The Talib group in Saidabad – a town with a population of 6,000 – has been carrying out attacks in Marjah in an area nicknamed "Crazy Sadie" and "Budalla Qulp" by the Americans.
Eliminating the group's leader is a top priority for the US and British forces.
Nad-e-Ali, sitting on the feeder route to the provincial capital, Lashkar Gah, has seen its share of violence. Local people acknowledge that the security situation has significantly improved and there is ample evidence of an upturn in commercial activity.
The Taliban, however, have not gone away and they appear during the day as well as the night to remind the locals of this fact. Hazibullah Mohammed is a shopkeeper at the town's market which has doubled in size in the last year. "But that also means that Talibs can take money from more [people]," he laughed. "Security is good now and they do not threaten any longer, but some of the men pay because they do not know what is going to happen in the future. You cannot blame them because we do not know how long we shall have this security. People around here do not like the Taliban, but have learned that they will have to live with all the sides."
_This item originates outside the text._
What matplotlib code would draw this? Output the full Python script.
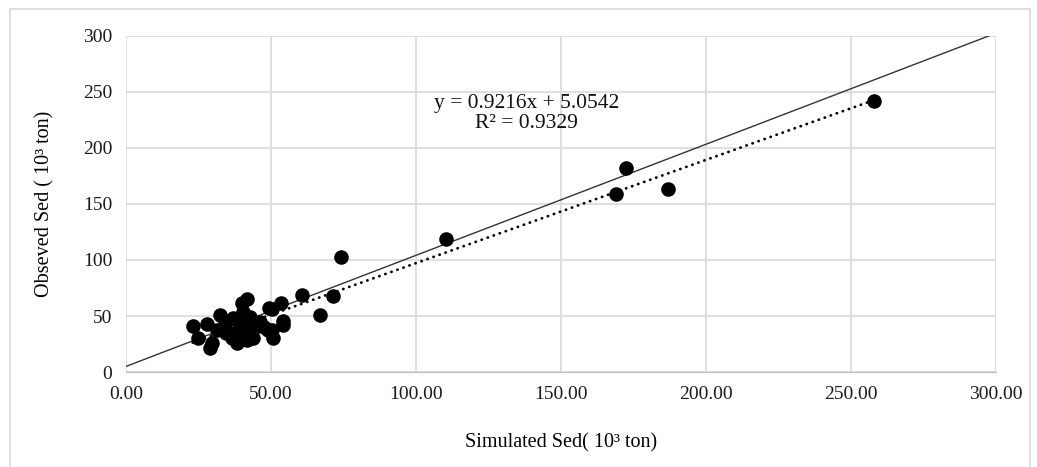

That is what 80-year-old Adem Ali has been doing for most of his life. "My father used to tell me of when the British were here in the time of the old kings. I remember the Americans came to Helmand 50 years ago and built all these canals and factories. Then they left and the Russians came and all the fighting began. We had the mujahedin and the Taliban. Now the British and the Americans are back, and, if I live long enough, I'll get to see the Russians come back."
Surrounded by piles of shoes he was mending by the roadside, Sayyid Ali said: "We are poor people and we cannot make a lot of noise. I work with shoes and I know that people will always [provide] work for me.
"But I want my children to go to school and the British are building schools. That is good, but what will happen when they go? If they do go we must be sure the Afghan government can protect us."